Questa tempesta potrà essere evitata, ma l’economia americana rimarrà con i suoi problemi di fondo, aggravati dalle preoccupazioni borsistiche. La caduta di circa il 10 per cento nelle quotazioni di Google nel mese di ottobre è un segnale d’allarme sul fronte di Internet che si aggiunge al disastro della quotazione di Facebook e a un certo numero di risultati poco lusinghieri di altre grandi società nel terzo trimestre; è quindi legittimo avere dei dubbi sull’effettiva capacità della nuova informatica di creare grandi profitti. Un equilibrio precario, insomma, un insieme di interrogativi che sono stati incautamente accantonati nel corso della campagna elettorale e ai quali il nuovo Presidente dovrà dare una risposta in tempi estremamente brevi.

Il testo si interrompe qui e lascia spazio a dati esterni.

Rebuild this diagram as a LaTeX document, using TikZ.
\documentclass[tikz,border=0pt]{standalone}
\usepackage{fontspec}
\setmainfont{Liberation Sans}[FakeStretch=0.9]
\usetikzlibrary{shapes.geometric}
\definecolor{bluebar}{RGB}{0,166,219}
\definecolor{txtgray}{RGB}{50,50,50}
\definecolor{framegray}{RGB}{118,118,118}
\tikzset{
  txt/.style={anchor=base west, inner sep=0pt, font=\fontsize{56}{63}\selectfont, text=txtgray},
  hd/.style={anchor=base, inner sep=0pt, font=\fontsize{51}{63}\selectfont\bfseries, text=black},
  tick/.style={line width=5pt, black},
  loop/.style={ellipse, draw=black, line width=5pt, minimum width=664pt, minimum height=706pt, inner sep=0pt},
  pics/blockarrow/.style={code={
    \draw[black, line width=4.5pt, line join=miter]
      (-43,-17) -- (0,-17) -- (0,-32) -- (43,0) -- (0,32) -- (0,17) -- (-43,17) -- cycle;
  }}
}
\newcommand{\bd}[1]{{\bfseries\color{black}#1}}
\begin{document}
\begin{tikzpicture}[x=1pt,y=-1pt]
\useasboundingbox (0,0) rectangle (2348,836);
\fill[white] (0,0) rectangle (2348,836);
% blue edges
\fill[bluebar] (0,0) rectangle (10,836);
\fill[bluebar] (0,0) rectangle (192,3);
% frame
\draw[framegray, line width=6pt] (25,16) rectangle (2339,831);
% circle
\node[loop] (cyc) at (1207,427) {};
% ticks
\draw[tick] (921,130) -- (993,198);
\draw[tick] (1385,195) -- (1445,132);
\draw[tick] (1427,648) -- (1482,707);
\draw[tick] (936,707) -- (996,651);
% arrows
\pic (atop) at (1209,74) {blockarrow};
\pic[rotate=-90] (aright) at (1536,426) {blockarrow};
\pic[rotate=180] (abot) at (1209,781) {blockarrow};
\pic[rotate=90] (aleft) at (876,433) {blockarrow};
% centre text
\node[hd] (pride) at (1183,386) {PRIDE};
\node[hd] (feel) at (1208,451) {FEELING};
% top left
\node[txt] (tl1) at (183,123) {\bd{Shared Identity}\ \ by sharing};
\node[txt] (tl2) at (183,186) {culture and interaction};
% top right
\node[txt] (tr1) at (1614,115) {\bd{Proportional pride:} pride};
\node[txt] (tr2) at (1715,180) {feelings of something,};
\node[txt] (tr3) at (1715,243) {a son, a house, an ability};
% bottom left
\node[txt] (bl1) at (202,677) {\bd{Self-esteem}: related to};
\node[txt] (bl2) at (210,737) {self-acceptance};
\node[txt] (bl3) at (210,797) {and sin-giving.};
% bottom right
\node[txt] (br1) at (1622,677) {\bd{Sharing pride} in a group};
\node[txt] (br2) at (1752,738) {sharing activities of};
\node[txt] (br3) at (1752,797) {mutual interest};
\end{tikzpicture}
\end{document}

L’Europa è stata quasi assente dal dibattito della campagna elettorale, se si eccettuano le accuse rituali – e largamente gratuite – all’euro che, con la sua particolare crisi, secondo il presidente Obama, sarebbe la causa dell’attuale rallentamento dell’economia. Si dovrebbe ricordare al Presidente la vecchia massima secondo la quale si vede facilmente la pagliuzza nell’occhio del vicino e si ignora la trave nel proprio. Forse sarebbe un bene per tutti, senza che con questo si voglia fare alcuna recriminazione o attribuire colpe, che il vincitore delle elezioni del 6 novembre si rendesse conto che la crisi è essenzialmente una crisi del sistema americano e che i rimedi devono partire dall’America.

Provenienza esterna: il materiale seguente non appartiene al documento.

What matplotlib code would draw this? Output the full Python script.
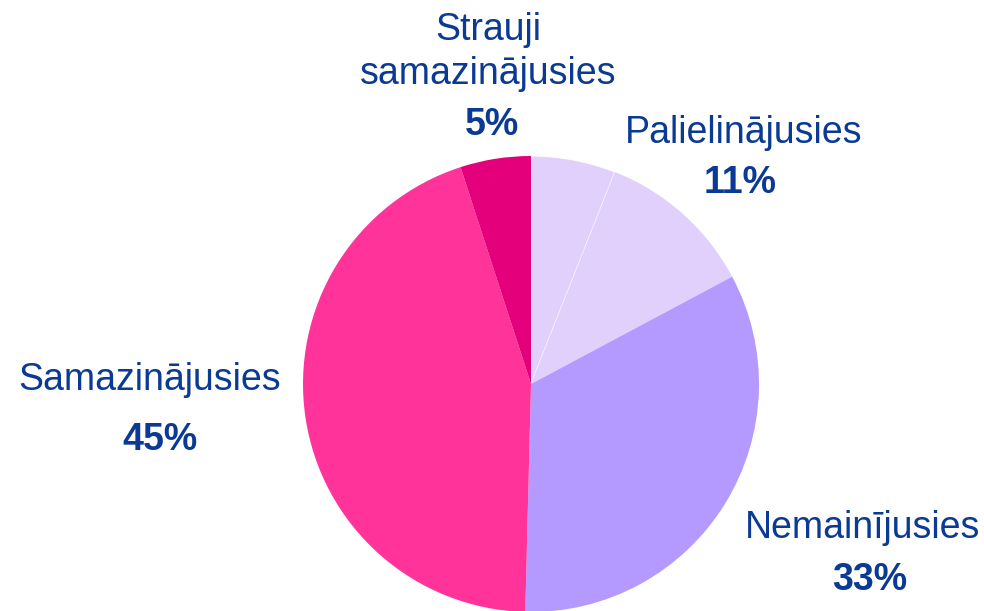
import matplotlib.pyplot as plt

labels = ['', 'Palielinājusies', 'Nemainījusies', 'Samazinājusies',
          'Strauji\nsamazinājusies']
# shares; labels show them rounded
shares = [6.0, 11.2, 33.2, 44.6, 5.0]
colors = ['#E1D0FB', '#E1D0FB', '#B499FF', '#FF3399', '#E3007A']

# label anchor (name centre, percent centre) in pixel coords, y from top
label_pos = [None,
             ((744, 133), (740, 183)),
             ((863, 528), (870, 580)),
             ((150, 380), (160, 440)),
             ((488, 52), (492, 125))]

W, H = 984, 611
TXT = '#0A3A94'

plt.rcParams['font.family'] = ['Liberation Sans', 'DejaVu Sans']

fig = plt.figure(figsize=(W / 100, H / 100), dpi=100)
ax = fig.add_axes([0, 0, 1, 1])

wedges, _ = ax.pie(shares, colors=colors, startangle=90, counterclock=False,
                   center=(531, H - 384), radius=228,
                   wedgeprops=dict(linewidth=0))
# thin white split between the two light slices
wedges[0].set_edgecolor('white')
wedges[0].set_linewidth(0.8)

# pie() resets the limits, so set them afterwards
ax.set_xlim(0, W)
ax.set_ylim(0, H)
ax.set_aspect('equal')
ax.axis('off')

for lab, val, pos in zip(labels, shares, label_pos):
    if pos is None:
        continue
    (nx, ny), (px, py) = pos
    ax.text(nx, H - ny, lab, ha='center', va='center', fontsize=27,
            color=TXT, linespacing=1.25)
    ax.text(px, H - py, f'{val:.0f}%', ha='center', va='center', fontsize=27,
            color=TXT, fontweight='bold')

fig.savefig('out.png', dpi=100)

Detto questo per gli europei sarebbe leggermente preferibile una vittoria elettorale di Obama: entrambi i candidati, infatti, hanno avuto scarsi contatti con l’Europa e non sembrano nutrire al suo riguardo alcuna particolare simpatia. Obama e la sua squadra, tuttavia, hanno avuto quattro anni per imparare a collaborare con l’Europa. Se invece vincesse Romney, con i suoi orizzonti pressoché esclusivamente americani, si dovrebbe ricominciare tutto da capo, con il rischio di nuove incomprensioni.